▶ **Given request**:
Work out the number of lines in the records that include the word "this"; reply with that number alone.

▶ **Records for the task**:
* BEGIN *

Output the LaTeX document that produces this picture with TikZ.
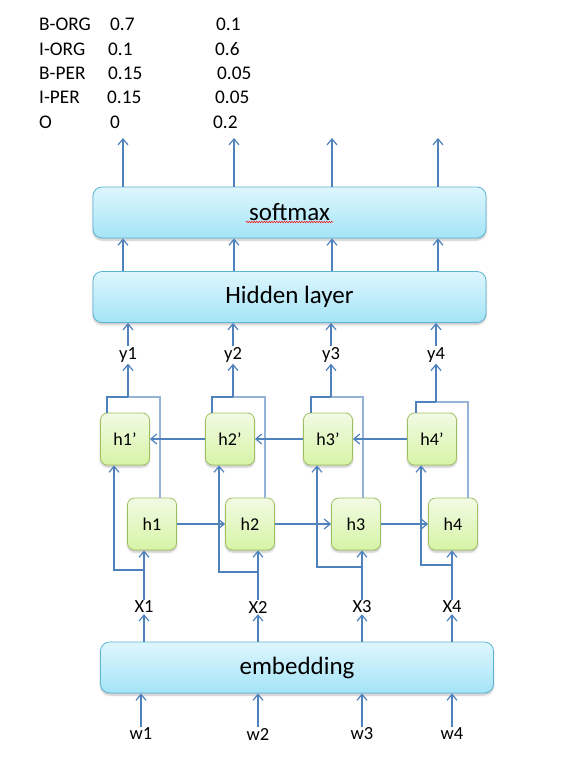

* END *
* BEGIN *

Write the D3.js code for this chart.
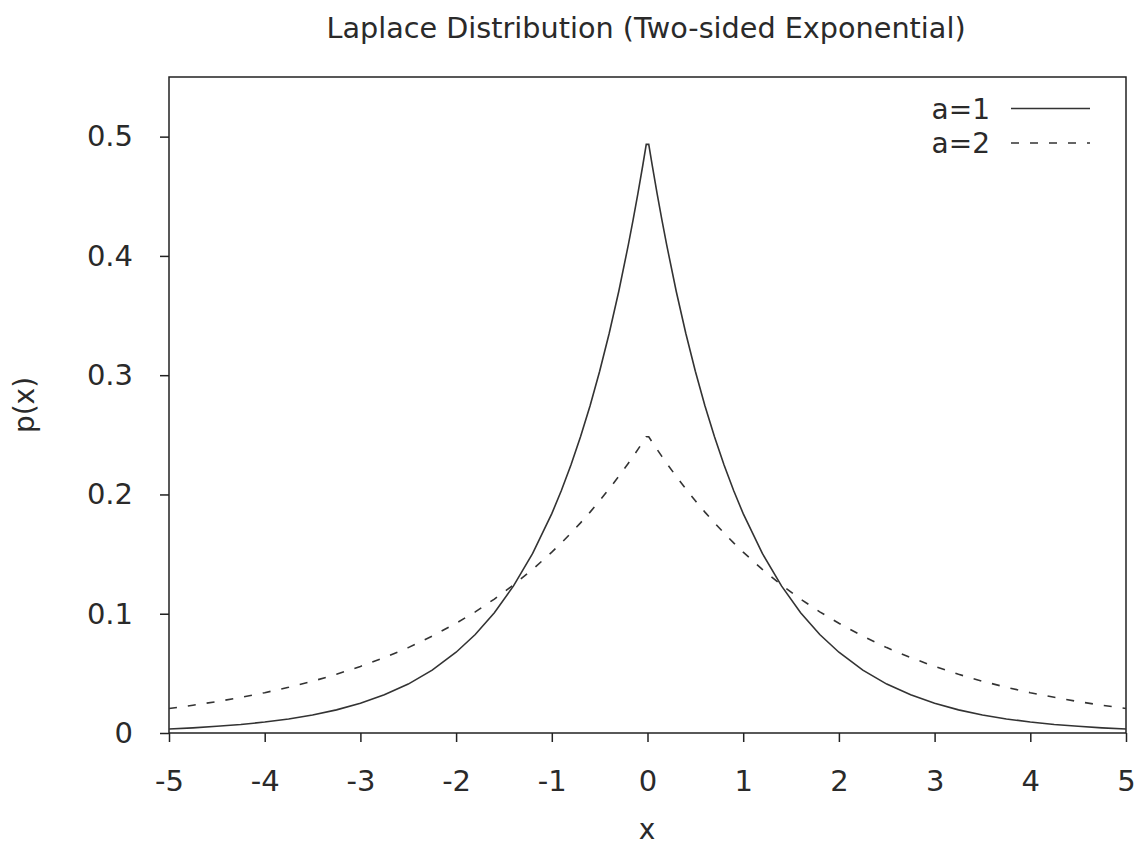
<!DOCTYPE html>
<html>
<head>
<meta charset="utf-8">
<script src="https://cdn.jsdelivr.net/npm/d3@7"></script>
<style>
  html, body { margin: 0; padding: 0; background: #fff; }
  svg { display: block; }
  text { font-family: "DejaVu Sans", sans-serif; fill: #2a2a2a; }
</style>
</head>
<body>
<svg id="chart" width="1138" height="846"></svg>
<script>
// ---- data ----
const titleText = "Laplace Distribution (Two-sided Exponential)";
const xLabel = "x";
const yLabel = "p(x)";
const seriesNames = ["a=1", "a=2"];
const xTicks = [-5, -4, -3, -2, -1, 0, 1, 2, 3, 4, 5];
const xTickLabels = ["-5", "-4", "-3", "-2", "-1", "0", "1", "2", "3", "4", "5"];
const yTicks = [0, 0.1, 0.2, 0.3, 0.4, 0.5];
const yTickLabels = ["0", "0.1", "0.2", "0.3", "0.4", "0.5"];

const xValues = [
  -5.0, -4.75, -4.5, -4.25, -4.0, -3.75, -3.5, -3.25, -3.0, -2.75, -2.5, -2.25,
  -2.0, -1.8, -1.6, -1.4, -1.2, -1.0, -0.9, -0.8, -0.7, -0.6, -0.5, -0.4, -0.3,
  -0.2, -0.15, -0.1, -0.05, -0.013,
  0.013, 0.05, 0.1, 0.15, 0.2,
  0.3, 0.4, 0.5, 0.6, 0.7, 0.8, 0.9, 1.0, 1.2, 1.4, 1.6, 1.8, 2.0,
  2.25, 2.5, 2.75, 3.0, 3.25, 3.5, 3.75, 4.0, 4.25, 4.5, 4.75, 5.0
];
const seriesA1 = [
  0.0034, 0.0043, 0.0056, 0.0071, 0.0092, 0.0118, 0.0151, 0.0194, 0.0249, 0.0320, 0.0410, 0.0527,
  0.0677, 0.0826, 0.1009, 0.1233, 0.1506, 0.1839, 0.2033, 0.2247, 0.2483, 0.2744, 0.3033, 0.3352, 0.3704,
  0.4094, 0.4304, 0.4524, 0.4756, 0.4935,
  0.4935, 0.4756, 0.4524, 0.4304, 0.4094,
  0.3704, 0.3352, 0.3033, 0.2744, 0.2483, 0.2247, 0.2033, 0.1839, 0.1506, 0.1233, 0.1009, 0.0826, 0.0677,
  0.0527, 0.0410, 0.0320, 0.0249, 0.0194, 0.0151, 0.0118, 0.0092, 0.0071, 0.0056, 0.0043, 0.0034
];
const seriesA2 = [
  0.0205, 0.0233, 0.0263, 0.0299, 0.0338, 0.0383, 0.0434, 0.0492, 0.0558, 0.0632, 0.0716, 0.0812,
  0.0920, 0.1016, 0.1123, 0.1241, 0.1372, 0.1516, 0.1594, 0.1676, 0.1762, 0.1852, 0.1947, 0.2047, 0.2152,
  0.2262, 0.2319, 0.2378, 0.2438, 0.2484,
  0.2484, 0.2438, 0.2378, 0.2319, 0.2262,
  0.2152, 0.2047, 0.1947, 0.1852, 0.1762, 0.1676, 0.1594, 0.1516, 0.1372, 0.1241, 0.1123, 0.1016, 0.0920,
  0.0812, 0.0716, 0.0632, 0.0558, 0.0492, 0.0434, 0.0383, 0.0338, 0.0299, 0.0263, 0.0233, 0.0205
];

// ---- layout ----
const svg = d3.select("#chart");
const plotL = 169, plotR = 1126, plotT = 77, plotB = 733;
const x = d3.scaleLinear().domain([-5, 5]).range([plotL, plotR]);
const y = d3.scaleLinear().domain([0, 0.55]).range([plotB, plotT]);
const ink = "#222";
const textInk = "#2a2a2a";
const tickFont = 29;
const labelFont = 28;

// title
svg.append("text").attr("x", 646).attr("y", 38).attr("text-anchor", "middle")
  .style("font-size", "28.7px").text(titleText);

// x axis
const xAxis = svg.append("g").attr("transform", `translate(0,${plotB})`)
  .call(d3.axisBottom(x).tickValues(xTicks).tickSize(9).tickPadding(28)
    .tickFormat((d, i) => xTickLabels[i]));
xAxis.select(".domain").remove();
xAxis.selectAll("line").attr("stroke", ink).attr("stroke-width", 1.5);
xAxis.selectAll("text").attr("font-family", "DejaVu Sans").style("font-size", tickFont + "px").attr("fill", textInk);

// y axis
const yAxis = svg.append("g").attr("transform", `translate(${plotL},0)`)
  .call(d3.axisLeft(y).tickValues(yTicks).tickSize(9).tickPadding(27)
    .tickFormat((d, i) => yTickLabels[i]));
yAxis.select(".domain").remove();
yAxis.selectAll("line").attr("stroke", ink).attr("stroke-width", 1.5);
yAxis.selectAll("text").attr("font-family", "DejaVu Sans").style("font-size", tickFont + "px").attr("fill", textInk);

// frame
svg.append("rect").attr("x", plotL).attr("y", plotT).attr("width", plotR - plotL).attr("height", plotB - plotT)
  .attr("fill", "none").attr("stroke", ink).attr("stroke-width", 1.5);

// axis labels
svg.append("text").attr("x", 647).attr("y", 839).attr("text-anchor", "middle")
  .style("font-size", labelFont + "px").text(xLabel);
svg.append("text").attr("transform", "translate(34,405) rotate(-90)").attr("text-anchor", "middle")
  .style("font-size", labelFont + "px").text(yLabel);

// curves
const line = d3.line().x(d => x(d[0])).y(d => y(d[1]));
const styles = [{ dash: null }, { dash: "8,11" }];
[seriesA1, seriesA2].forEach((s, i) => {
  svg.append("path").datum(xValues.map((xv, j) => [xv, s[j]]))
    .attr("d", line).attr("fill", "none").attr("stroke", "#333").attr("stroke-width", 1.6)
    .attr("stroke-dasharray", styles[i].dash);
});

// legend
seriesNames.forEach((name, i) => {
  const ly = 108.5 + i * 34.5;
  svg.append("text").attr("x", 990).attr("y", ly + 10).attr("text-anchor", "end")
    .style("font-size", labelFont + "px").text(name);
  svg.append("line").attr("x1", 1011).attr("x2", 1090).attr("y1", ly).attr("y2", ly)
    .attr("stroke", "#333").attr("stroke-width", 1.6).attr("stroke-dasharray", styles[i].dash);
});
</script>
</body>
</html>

* END *

▶ **Output of the task**:
2